Não se trata, é claro, de uma história agradável, muito menos linear. As revoltas e as revoluções, as lutas sociais e as crises de todas as naturezas desempenham papel central na história da igualdade que será estudada aqui. Essa história é igualmente pontuada por inúmeras fases de retrocesso e de recuos identitários.

O fato é que existe um movimento histórico voltado para a igualdade, pelo menos desde o fim do século XVIII. O mundo do início dos anos 2020, por mais injusto que possa parecer, é mais igualitário do que o de 1950 ou o de 1900, que eram, por sua vez, em múltiplos aspectos mais igualitários do que os de 1850 ou 1780. As evoluções específicas variam de acordo com os períodos e se nos interessamos pela desigualdade entre classes sociais definidas pelo status jurídico, pela propriedade dos meios de produção, pelo nível de renda ou de escolaridade, pelo gênero, pela origem nacional ou etnorracial — e muitas dessas dimensões vão nos interessar aqui.
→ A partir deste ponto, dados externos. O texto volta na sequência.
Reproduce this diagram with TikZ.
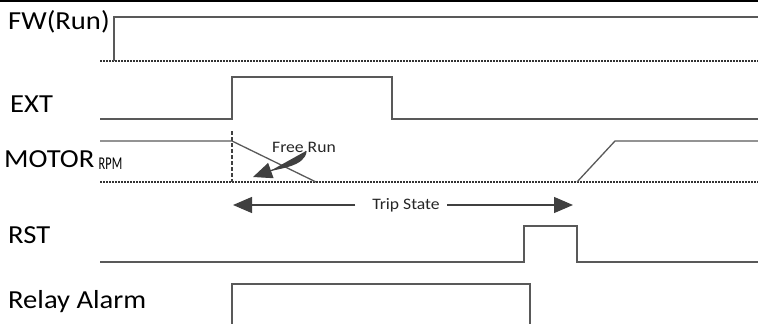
\documentclass[tikz,border=0pt]{standalone}
\usepackage{fontspec}
\setmainfont{Carlito}[FakeStretch=1.1]
\usepackage{tikz}
\usetikzlibrary{arrows.meta}

\begin{document}
\begin{tikzpicture}[x=1pt, y=-1pt,
  sig/.style={draw=black!65, line width=1.3pt},
  zero/.style={draw=black!80, line width=2.2pt, dash pattern=on 2pt off 1pt},
  mark line/.style={draw=black!75, line width=1.6pt, dash pattern=on 4pt off 2pt},
  lbl/.style={anchor=base west, inner sep=0pt, font=\fontsize{26}{26}\selectfont},
  note/.style={inner sep=0pt, font=\fontsize{16}{16}\selectfont, text=black!85},
  tip/.style={-{Triangle[length=19pt,width=16pt]}, draw=black!75, fill=black!75, line width=1.2pt}]
\useasboundingbox (0,0) rectangle (758,324);
\draw[black, line width=2.5pt] (0,1) -- (758,1);
\node[lbl] (fw) at (8,29) {FW(Run)};
\node[lbl] (ext) at (10,112) {EXT};
\node[lbl] (motor) at (4,167) {MOTOR\,\raisebox{-2pt}{\scalebox{0.62}[1]{\fontsize{18}{18}\selectfont RPM}}};
\node[lbl] (rst) at (8,243) {RST};
\node[lbl] (relay) at (8,308) {Relay Alarm};
\draw[zero] (100,61) -- (758,61);
\draw[sig] (114,61) -- (114,17) -- (758,17);
\draw[sig] (100,119) -- (232,119) -- (232,77) -- (392,77) -- (392,119) -- (758,119);
\draw[zero] (100,182) -- (758,182);
\draw[mark line] (232,131) -- (232,182);
\draw[sig] (100,141) -- (232,141) -- (316,182);
\draw[sig] (577,182) -- (615,141) -- (758,141);
\draw[sig] (100,262) -- (524,262) -- (524,226) -- (577,226) -- (577,262) -- (758,262);
\draw[sig] (232,324) -- (232,284) -- (530,284) -- (530,324);
\node[note, anchor=base] (free) at (304,152) {Free Run};
\coordinate (freeend) at (253,177);
\draw[tip] ([xshift=2pt, yshift=1pt]free.base) .. controls (305,166) and (278,168) .. (freeend);
\node[note, anchor=base] (trip) at (406,209) {Trip State};
\coordinate (tripL) at (233,205);
\coordinate (tripR) at (573,205);
\draw[tip] (355,205) -- (tripL);
\draw[tip] (447,205) -- (tripR);
\end{tikzpicture}
\end{document}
Mas, no longo prazo, a constatação é a mesma, não importa qual o critério adotado.

Entre 1780 e 2020, observamos evoluções voltadas para mais igualdade de status, de propriedade, de renda, de gênero e de raça na maioria das regiões e sociedades do planeta e, em certa medida, em escala mundial. Em vários aspectos, essa marcha rumo à igualdade foi também aprofundada ao longo do período de 1980 a 2020, mais complexo e com mais contrastes do que às vezes se imagina, se adotarmos uma perspectiva mundial e multidimensional em relação à desigualdade.
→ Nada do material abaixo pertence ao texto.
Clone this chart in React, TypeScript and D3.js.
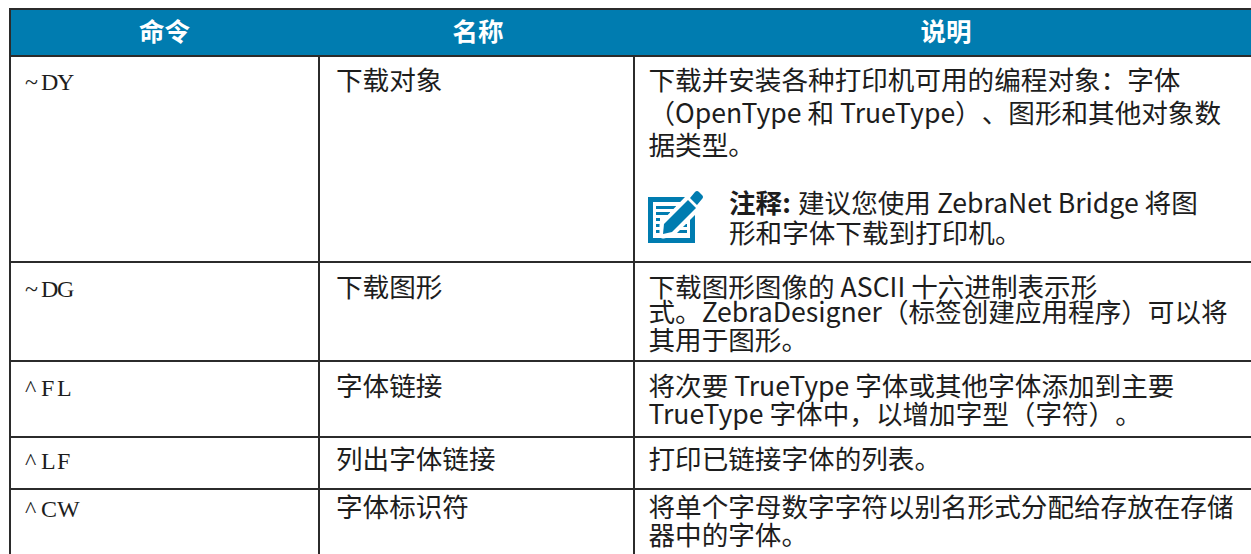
import * as d3 from "d3";
import React from "react";

const width = 1251;
const height = 554;

const headers = ["命令", "名称", "说明"];
const commands = ["~DY", "~DG", "^FL", "^LF", "^CW"];
const names = ["下载对象", "下载图形", "字体链接", "列出字体链接", "字体标识符"];
const descriptions = [
  ["下载并安装各种打印机可用的编程对象：字体", "（OpenType 和 TrueType）、图形和其他对象数", "据类型。"],
  ["下载图形图像的 ASCII 十六进制表示形", "式。ZebraDesigner（标签创建应用程序）可以将", "其用于图形。"],
  ["将次要 TrueType 字体或其他字体添加到主要", "TrueType 字体中，以增加字型（字符）。"],
  ["打印已链接字体的列表。"],
  ["将单个字母数字字符以别名形式分配给存放在存储", "器中的字体。"],
];
const noteLabel = "注释:";
const noteLines = ["建议您使用 ZebraNet Bridge 将图", "形和字体下载到打印机。"];

// layout, measured off the page
const colEdges = [10, 319, 634, 1258];
const headerTop = 9;
const headerBottom = 56;
const rowBottoms = [262, 361, 437, 489];
const lineBaselines = [
  [90, 123, 155],
  [297, 322, 350],
  [396, 424],
  [469],
  [517, 545],
];
const textFont = "'Noto Sans CJK SC', 'Noto Sans', sans-serif";
const blue = "#007cb0";
const rule = "#2b2b2b";
const ink = "#1d1d1d";
const textSize = 26.6;

export default function App() {
  const ref = React.useRef<SVGSVGElement | null>(null);

  React.useEffect(() => {
    if (!ref.current) return;
    const svg = d3.select(ref.current);
    svg.selectAll("*").remove();
    svg.style("text-spacing-trim", "space-all");

    svg
      .append("rect")
      .attr("x", colEdges[0])
      .attr("y", headerTop)
      .attr("width", width - colEdges[0])
      .attr("height", headerBottom - headerTop)
      .attr("fill", blue);

    svg
      .append("g")
      .selectAll("text")
      .data(headers)
      .join("text")
      .text((d) => d)
      .attr("x", (_, i) => (colEdges[i] + colEdges[i + 1]) / 2 + (i === 1 ? 1.5 : 0))
      .attr("y", 41)
      .attr("text-anchor", "middle")
      .attr("fill", "#fff")
      .attr("font-family", textFont)
      .attr("font-weight", 700)
      .attr("font-size", 25.5);

    // rules
    const rules = svg.append("g").attr("stroke", rule).attr("stroke-width", 2);
    rules
      .selectAll("line.row")
      .data([headerTop, headerBottom, ...rowBottoms])
      .join("line")
      .attr("class", "row")
      .attr("x1", colEdges[0] - 1)
      .attr("x2", width)
      .attr("y1", (d) => d)
      .attr("y2", (d) => d);
    rules
      .selectAll("line.col")
      .data(colEdges.slice(0, 3))
      .join("line")
      .attr("class", "col")
      .attr("x1", (d) => d)
      .attr("x2", (d) => d)
      .attr("y1", (_, i) => (i === 0 ? headerTop : headerBottom))
      .attr("y2", height);

    // command column: serif letters on a fixed 16px pitch, like a typewriter face
    svg
      .append("g")
      .selectAll("text")
      .data(commands)
      .join("text")
      .text((d) => d)
      .attr("x", (d) => d3.range(d.length).map((k) => 25 + k * 16).join(" "))
      .attr("y", (_, i) => lineBaselines[i][0])
      .attr("fill", ink)
      .attr("font-family", "'Liberation Serif', serif")
      .attr("font-size", 24);

    svg
      .append("g")
      .selectAll("text")
      .data(names)
      .join("text")
      .text((d) => d)
      .attr("x", 336)
      .attr("y", (_, i) => lineBaselines[i][0])
      .attr("fill", ink)
      .attr("font-family", textFont)
      .attr("font-size", textSize);

    const descLines = descriptions.flatMap((lines, i) =>
      lines.map((text, j) => ({ text, y: lineBaselines[i][j] }))
    );
    svg
      .append("g")
      .selectAll("text")
      .data(descLines)
      .join("text")
      .text((d) => d.text)
      .attr("x", 648.5)
      .attr("y", (d) => d.y)
      .attr("fill", ink)
      .attr("font-family", textFont)
      .attr("font-size", textSize);

    // note icon
    const icon = svg.append("g").attr("transform", "translate(648,197)");
    icon
      .append("path")
      .attr("fill-rule", "evenodd")
      .attr("fill", blue)
      .attr("d", "M0,0H47V46H0ZM5,5V41H42V5Z");
    icon
      .selectAll("rect")
      .data([
        [8, 9, 20, 3],
        [8, 15, 14, 3],
        [8, 21, 4, 3],
        [8, 27, 4, 3],
        [8, 33, 4, 3],
        [17, 33, 22, 3],
        [28, 27, 11, 3],
      ])
      .join("rect")
      .attr("x", (d) => d[0])
      .attr("y", (d) => d[1])
      .attr("width", (d) => d[2])
      .attr("height", (d) => d[3])
      .attr("fill", blue);
    icon
      .append("path")
      .attr("fill", "#fff")
      .attr("stroke", "#fff")
      .attr("stroke-width", 7)
      .attr("stroke-linejoin", "round")
      .attr("d", "M15,28L40,2L49,11L24,36L15,38Z");
    icon
      .append("path")
      .attr("fill", blue)
      .attr("d", "M16,27L40,3L48,11L24,35L15,37Z");
    icon
      .append("path")
      .attr("fill", blue)
      .attr("d", "M42,1L47,-5Q49,-7 51,-5L54,-2Q56,0 54,2L49,8Z");

    svg
      .append("text")
      .text(noteLabel)
      .attr("x", 729)
      .attr("y", 213)
      .attr("fill", ink)
      .attr("font-family", textFont)
      .attr("font-weight", 700)
      .attr("font-size", textSize);
    svg
      .append("text")
      .text(noteLines[0])
      .attr("x", 798)
      .attr("y", 213)
      .attr("fill", ink)
      .attr("font-family", textFont)
      .attr("font-size", textSize);
    svg
      .append("text")
      .text(noteLines[1])
      .attr("x", 729)
      .attr("y", 243)
      .attr("fill", ink)
      .attr("font-family", textFont)
      .attr("font-size", textSize);
  }, []);

  return (
    <svg
      ref={ref}
      width={width}
      height={height}
      style={{ position: "fixed", left: 0, top: 0, background: "#fff" }}
    />
  );
}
A tendência de longo prazo rumo à igualdade é real desde o fim do século XVIII, mas não menos limitada em sua magnitude. Veremos que as diferentes desigualdades continuam a se estabelecer em níveis consideráveis e injustificáveis em todas essas escalas (status, propriedade, poder, renda, gênero, origem etc.), que, ademais, com frequência acumulam seus efeitos em nível individual. Afirmar a existência de uma tendência à igualdade não constitui, em hipótese alguma, um apelo a comemorar, muito pelo contrário. Trata-se, muito mais, de um apelo a continuar o combate, sobre uma base histórica sólida.
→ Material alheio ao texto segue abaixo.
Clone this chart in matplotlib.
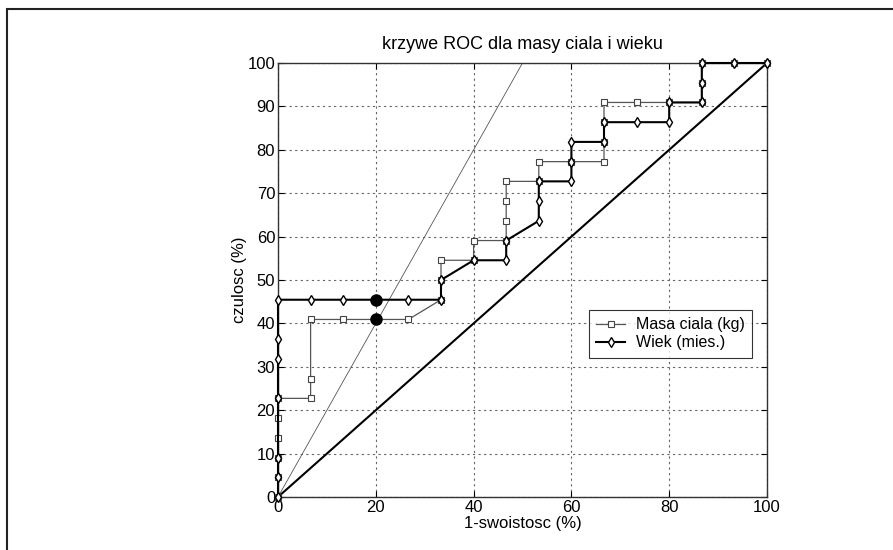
import matplotlib
matplotlib.use("Agg")
import matplotlib.pyplot as plt
from matplotlib.patches import Rectangle

plt.rcParams['font.family'] = ['Liberation Sans', 'DejaVu Sans']

# data (in %): x = 1-specificity, y = sensitivity
s = 100 / 15.0
t = 100 / 22.0
masa_x = [0, 0, 0, 0, 0, 0, 1*s, 1*s, 1*s, 2*s, 3*s, 4*s, 5*s, 5*s, 5*s, 6*s, 6*s, 7*s, 7*s, 7*s, 7*s,
          8*s, 8*s, 9*s, 10*s, 10*s, 10*s, 10*s, 11*s, 12*s, 13*s, 13*s, 13*s, 14*s, 15*s]
masa_y = [0, 1*t, 2*t, 3*t, 4*t, 5*t, 5*t, 6*t, 9*t, 9*t, 9*t, 9*t, 10*t, 11*t, 12*t, 12*t, 13*t, 13*t, 14*t, 15*t, 16*t,
          16*t, 17*t, 17*t, 17*t, 18*t, 19*t, 20*t, 20*t, 20*t, 20*t, 21*t, 22*t, 22*t, 22*t]
wiek_x = [0, 0, 0, 0, 0, 0, 0, 1*s, 2*s, 3*s, 4*s, 5*s, 5*s, 6*s, 7*s, 7*s, 8*s, 8*s, 8*s, 9*s, 9*s, 9*s,
          10*s, 10*s, 11*s, 12*s, 12*s, 13*s, 13*s, 13*s, 14*s, 15*s]
wiek_y = [0, 1*t, 2*t, 5*t, 7*t, 8*t, 10*t, 10*t, 10*t, 10*t, 10*t, 10*t, 11*t, 12*t, 12*t, 13*t, 14*t, 15*t, 16*t, 16*t, 17*t, 18*t,
          18*t, 19*t, 19*t, 19*t, 20*t, 20*t, 21*t, 22*t, 22*t, 22*t]
opt_x = [20, 20]
opt_y = [10*t, 9*t]
ref_x = [0, 100]
ref_y = [0, 100]
steep_x = [0, 50]
steep_y = [0, 100]

fig = plt.figure(figsize=(8.93, 5.5), dpi=100)
fig.patches.append(Rectangle((7/893, -0.1), 1.2, 1 - 9/550 + 0.1, transform=fig.transFigure,
                             fill=False, edgecolor='#222222', linewidth=1.5))
ax = fig.add_axes([278/893, 1 - 497/550, (767 - 278)/893, (497 - 63)/550])

ax.plot(steep_x, steep_y, color='#555555', linewidth=0.6, zorder=2)
ax.plot(ref_x, ref_y, color='black', linewidth=1.5, zorder=2)
ax.plot(masa_x, masa_y, color='#555555', linewidth=0.9, marker='s', markersize=5,
        markerfacecolor='white', markeredgecolor='#444444', markeredgewidth=0.8,
        label='Masa ciala (kg)', zorder=3, clip_on=False)
ax.plot(wiek_x, wiek_y, color='black', linewidth=1.5, marker='d', markersize=5,
        markerfacecolor='white', markeredgecolor='black', markeredgewidth=1.0,
        label='Wiek (mies.)', zorder=4, clip_on=False)
ax.plot(opt_x, opt_y, linestyle='none', marker='o', markersize=8, color='black', zorder=5)

ax.set_xlim(0, 100)
ax.set_ylim(0, 100)
ax.set_xticks([0, 20, 40, 60, 80, 100])
ax.set_yticks(list(range(0, 101, 10)))
ax.grid(True, linestyle=(0, (2, 3)), color='#666666', linewidth=0.8)
ax.tick_params(direction='in', labelsize=12, length=4, pad=2, top=True, right=True)
for sp in ax.spines.values():
    sp.set_color('#333333')
    sp.set_linewidth(1.0)

ax.set_title('krzywe ROC dla masy ciala i wieku', fontsize=13, pad=10)
ax.set_xlabel('1-swoistosc (%)', fontsize=12, labelpad=1)
ax.set_ylabel('czulosc (%)', fontsize=12, labelpad=0)

leg = ax.legend(loc='upper left', bbox_to_anchor=((589 - 278)/489, (497 - 310)/434),
                fontsize=11.5, frameon=True, fancybox=False, edgecolor='black',
                borderpad=0.45, labelspacing=0.2, handlelength=1.8, handletextpad=0.7,
                borderaxespad=0)
leg.get_frame().set_linewidth(0.8)

fig.savefig('out.png', dpi=100)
Ao nos debruçarmos sobre o modo como esse movimento rumo à igualdade de fato se produziu, é possível aprendermos lições preciosas para o futuro, compreendermos melhor as lutas e as mobilizações que o tornaram possível, bem como os dispositivos institucionais e os sistemas jurídicos, sociais, tributários, educacionais e eleitorais que permitiram que a igualdade se tornasse uma realidade sustentável. Infelizmente, esse processo de aprendizado coletivo das instituições justas é muitas vezes enfraquecido pela amnésia histórica, pelo nacionalismo intelectual e pela compartimentalização dos saberes. Para prosseguir na marcha rumo à igualdade, é urgente retroceder na história e ultrapassar as fronteiras nacionais e disciplinares. A presente obra, ao mesmo tempo um livro de história e de ciências sociais, otimista e de mobilização cidadã, tenta avançar nessa direção.